A horror film score is music used and often specially written for films in the horror genre.

==History==
Early sound film scores included little music. Universal Studios was among several studios that had a policy of no music under their dialogue, which they felt interfered with it. What little music existed in early sounds films from the studio consisted of a combination of original compositions, classical music, and published music which had been composed for use accompanying silent films. In early 1931, Paramount Pictures initiated the idea of scoring films from beginning to end with music, other studios followed, including Universal creating a fully fledged score for Frankenstein (1931). Just as Universal tended to reuse similar characters, actors and writers for their horror films, they also did so with their music, often using the same music again and again in film in their series.

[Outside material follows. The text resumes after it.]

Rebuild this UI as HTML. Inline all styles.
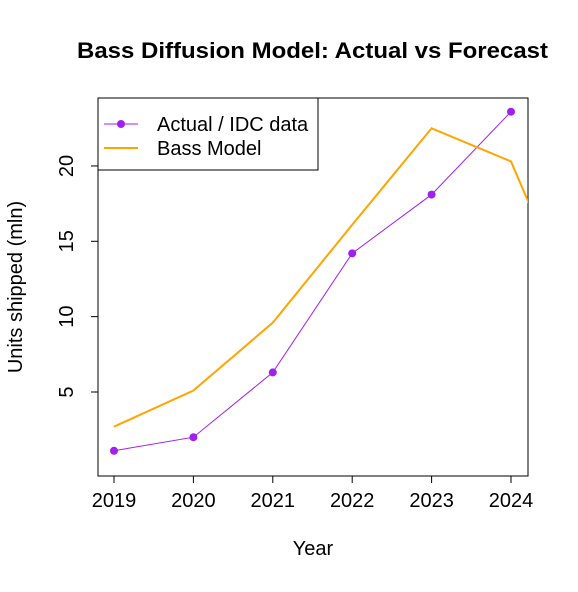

Film journalist and musician Stephen Thrower stated that following Bernard Herrmann's score to Psycho (1960), horror film soundtracks have rarely been mere background music, noting that James Bernard's music for horror film productions by Hammer have been "gallopingly melodramatic, although one has to say it often raises more giggles than goosebumps".

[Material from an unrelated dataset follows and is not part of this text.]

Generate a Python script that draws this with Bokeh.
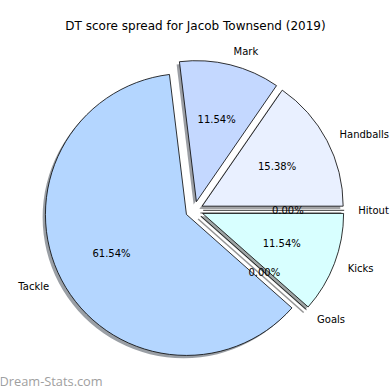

Neil Lerner, in his book Music in the Horror Film, found that stylistically, the genre allowed for greater freedom for composers to experiment with harmony and instrumentation. Approaches in the 1960s and 1970s included work from Ennio Morricone, who Thrower described as bringing "shuddering, paranoiac quality" based around jazz, electronic effects and "rampant atonal twanging" to films by Dario Argento, Aldo Lado and Lucio Fulci. A short lived trend in the 1970s was for progressive rock scores in horror films following the release of The Exorcist (1973) with "Tubular Bells". Italian progressive rock band Goblin contributed to several scores for Argento, about whom Thrower stated that "like Morricone, they occasionally gave brilliant work to dumb movies" noting their scores to Spasmo and Contamination. The shades of progressive rock were also found in other American productions, such as Carpenter's Halloween, with its main theme having the piano tap out five beats to the bar.

Thrower found that by the 1990s, horror film soundtracks were "stuffed with pop and rock in the hope that the album might shift enough units to reach the charts.", noting the popular success of the soundtrack to Flashdance.